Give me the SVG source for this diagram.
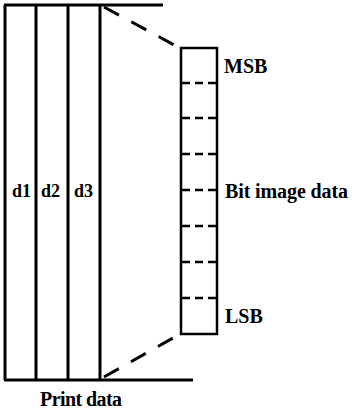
<svg xmlns="http://www.w3.org/2000/svg" width="352" height="414" viewBox="0 0 352 414">
<style>
text{font-family:"Liberation Serif","Times New Roman",Times,serif;font-size:20px;font-weight:bold;fill:#000}
.sm{font-size:18px}
.s{stroke:#000;stroke-width:3;fill:none}
.b{stroke:#000;stroke-width:2.5;fill:none}
.d{stroke:#000;stroke-width:3;fill:none;stroke-dasharray:17 14}
.sep{stroke:#000;stroke-width:2.5;fill:none;stroke-dasharray:8 5}
</style>
<rect width="352" height="414" fill="#fff"/>
<g id="print-data">
<line class="s" x1="4" y1="5" x2="163" y2="5"/>
<line class="s" x1="4" y1="380" x2="193" y2="380"/>
<line class="s" x1="5" y1="5" x2="5" y2="380"/>
<line class="s" x1="36" y1="5" x2="36" y2="380"/>
<line class="s" x1="68" y1="5" x2="68" y2="380"/>
<line class="s" x1="100" y1="5" x2="100" y2="380"/>
<text class="sm" x="12" y="197">d1</text>
<text class="sm" x="41" y="197">d2</text>
<text class="sm" x="74" y="197">d3</text>
<text x="40" y="406" textLength="82">Print data</text>
</g>
<g id="bit-image">
<rect class="b" x="181" y="48" width="36" height="286"/>
<line class="sep" x1="182" y1="83" x2="216" y2="83"/>
<line class="sep" x1="182" y1="118" x2="216" y2="118"/>
<line class="sep" x1="182" y1="154" x2="216" y2="154"/>
<line class="sep" x1="182" y1="190" x2="216" y2="190"/>
<line class="sep" x1="182" y1="226" x2="216" y2="226"/>
<line class="sep" x1="182" y1="262" x2="216" y2="262"/>
<line class="sep" x1="182" y1="298" x2="216" y2="298"/>
<text x="224" y="73">MSB</text>
<text x="225" y="198" textLength="123">Bit image data</text>
<text x="225" y="323">LSB</text>
</g>
<g id="connectors">
<line class="d" x1="104" y1="7" x2="178" y2="47"/>
<line class="d" x1="104" y1="377" x2="180" y2="334"/>
</g>
</svg>
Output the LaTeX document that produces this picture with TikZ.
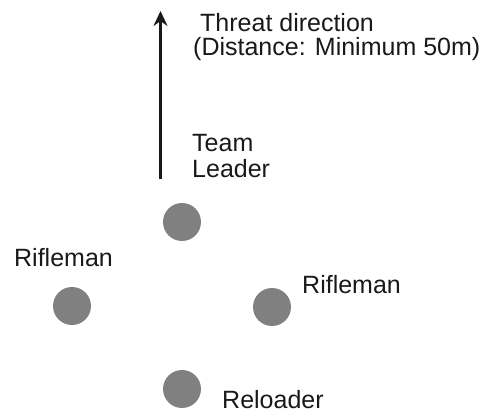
\documentclass[tikz,border=0pt]{standalone}
\usepackage{fontspec}
\setmainfont{Liberation Sans}
\usetikzlibrary{arrows.meta}
\begin{document}
\begin{tikzpicture}[x=1pt,y=-1pt,
  member/.style={circle,fill=black!50,draw=none,minimum size=38pt,inner sep=0pt},
  lbl/.style={anchor=base west,inner sep=0pt,font=\fontsize{25}{26}\selectfont,text=black!90}]
\useasboundingbox (0,0) rectangle (491,412);
\coordinate (abot) at (160.5,179);
\coordinate (atop) at (160.5,11);
\draw[line width=2.5pt,black!90,-{Stealth[length=15pt,width=14pt,inset=5pt]}] (abot) -- (atop);
\node[lbl] (threat) at (200,32) {Threat direction};
\node[lbl] (dist) at (193,56) {(Distance: Minimum 50m)};
\node[lbl] (team) at (192,152) {Team};
\node[lbl] (leader) at (192,178) {Leader};
\node[member] (tl) at (182,222) {};
\node[member] (rl) at (72,306) {};
\node[member] (rr) at (272,307) {};
\node[member] (rel) at (182,389) {};
\node[lbl] (rifl) at (14,266) {Rifleman};
\node[lbl] (rifr) at (302,293) {Rifleman};
\node[lbl] (reload) at (222,408) {Reloader};
\end{tikzpicture}
\end{document}
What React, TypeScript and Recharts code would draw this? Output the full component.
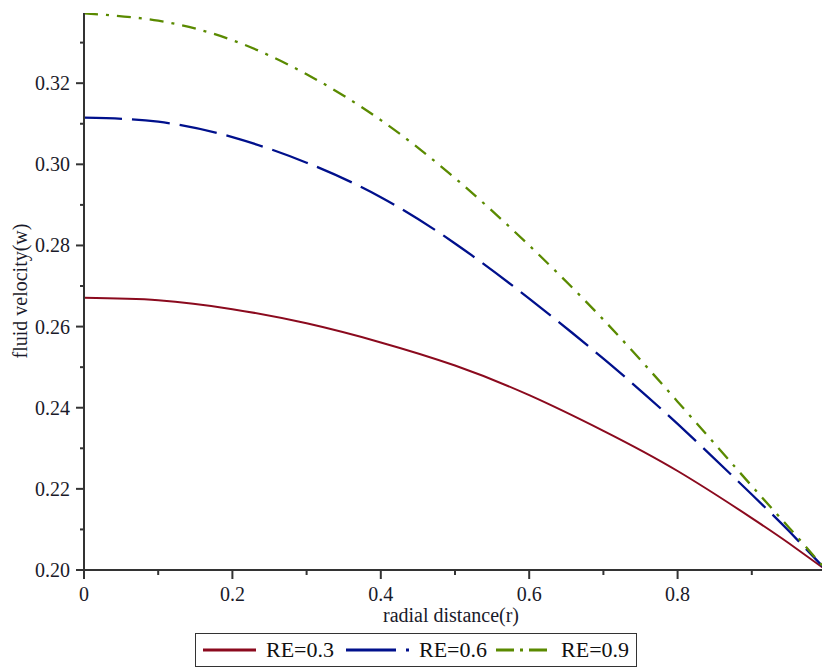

Required work: Pictures are excluded; copy every other part of the records exactly.

Answer to the task:
Give me the SVG source for this diagram.
<svg xmlns="http://www.w3.org/2000/svg" width="352" height="414" viewBox="0 0 352 414">
<style>
text{font-family:"Liberation Serif","Times New Roman",Times,serif;font-size:20px;font-weight:bold;fill:#000}
.sm{font-size:18px}
.s{stroke:#000;stroke-width:3;fill:none}
.b{stroke:#000;stroke-width:2.5;fill:none}
.d{stroke:#000;stroke-width:3;fill:none;stroke-dasharray:17 14}
.sep{stroke:#000;stroke-width:2.5;fill:none;stroke-dasharray:8 5}
</style>
<rect width="352" height="414" fill="#fff"/>
<g id="print-data">
<line class="s" x1="4" y1="5" x2="163" y2="5"/>
<line class="s" x1="4" y1="380" x2="193" y2="380"/>
<line class="s" x1="5" y1="5" x2="5" y2="380"/>
<line class="s" x1="36" y1="5" x2="36" y2="380"/>
<line class="s" x1="68" y1="5" x2="68" y2="380"/>
<line class="s" x1="100" y1="5" x2="100" y2="380"/>
<text class="sm" x="12" y="197">d1</text>
<text class="sm" x="41" y="197">d2</text>
<text class="sm" x="74" y="197">d3</text>
<text x="40" y="406" textLength="82">Print data</text>
</g>
<g id="bit-image">
<rect class="b" x="181" y="48" width="36" height="286"/>
<line class="sep" x1="182" y1="83" x2="216" y2="83"/>
<line class="sep" x1="182" y1="118" x2="216" y2="118"/>
<line class="sep" x1="182" y1="154" x2="216" y2="154"/>
<line class="sep" x1="182" y1="190" x2="216" y2="190"/>
<line class="sep" x1="182" y1="226" x2="216" y2="226"/>
<line class="sep" x1="182" y1="262" x2="216" y2="262"/>
<line class="sep" x1="182" y1="298" x2="216" y2="298"/>
<text x="224" y="73">MSB</text>
<text x="225" y="198" textLength="123">Bit image data</text>
<text x="225" y="323">LSB</text>
</g>
<g id="connectors">
<line class="d" x1="104" y1="7" x2="178" y2="47"/>
<line class="d" x1="104" y1="377" x2="180" y2="334"/>
</g>
</svg>
Output the LaTeX document that produces this picture with TikZ.
\documentclass[tikz,border=0pt]{standalone}
\usepackage{fontspec}
\setmainfont{Liberation Sans}
\usetikzlibrary{arrows.meta}
\begin{document}
\begin{tikzpicture}[x=1pt,y=-1pt,
  member/.style={circle,fill=black!50,draw=none,minimum size=38pt,inner sep=0pt},
  lbl/.style={anchor=base west,inner sep=0pt,font=\fontsize{25}{26}\selectfont,text=black!90}]
\useasboundingbox (0,0) rectangle (491,412);
\coordinate (abot) at (160.5,179);
\coordinate (atop) at (160.5,11);
\draw[line width=2.5pt,black!90,-{Stealth[length=15pt,width=14pt,inset=5pt]}] (abot) -- (atop);
\node[lbl] (threat) at (200,32) {Threat direction};
\node[lbl] (dist) at (193,56) {(Distance: Minimum 50m)};
\node[lbl] (team) at (192,152) {Team};
\node[lbl] (leader) at (192,178) {Leader};
\node[member] (tl) at (182,222) {};
\node[member] (rl) at (72,306) {};
\node[member] (rr) at (272,307) {};
\node[member] (rel) at (182,389) {};
\node[lbl] (rifl) at (14,266) {Rifleman};
\node[lbl] (rifr) at (302,293) {Rifleman};
\node[lbl] (reload) at (222,408) {Reloader};
\end{tikzpicture}
\end{document}
What React, TypeScript and Recharts code would draw this? Output the full component.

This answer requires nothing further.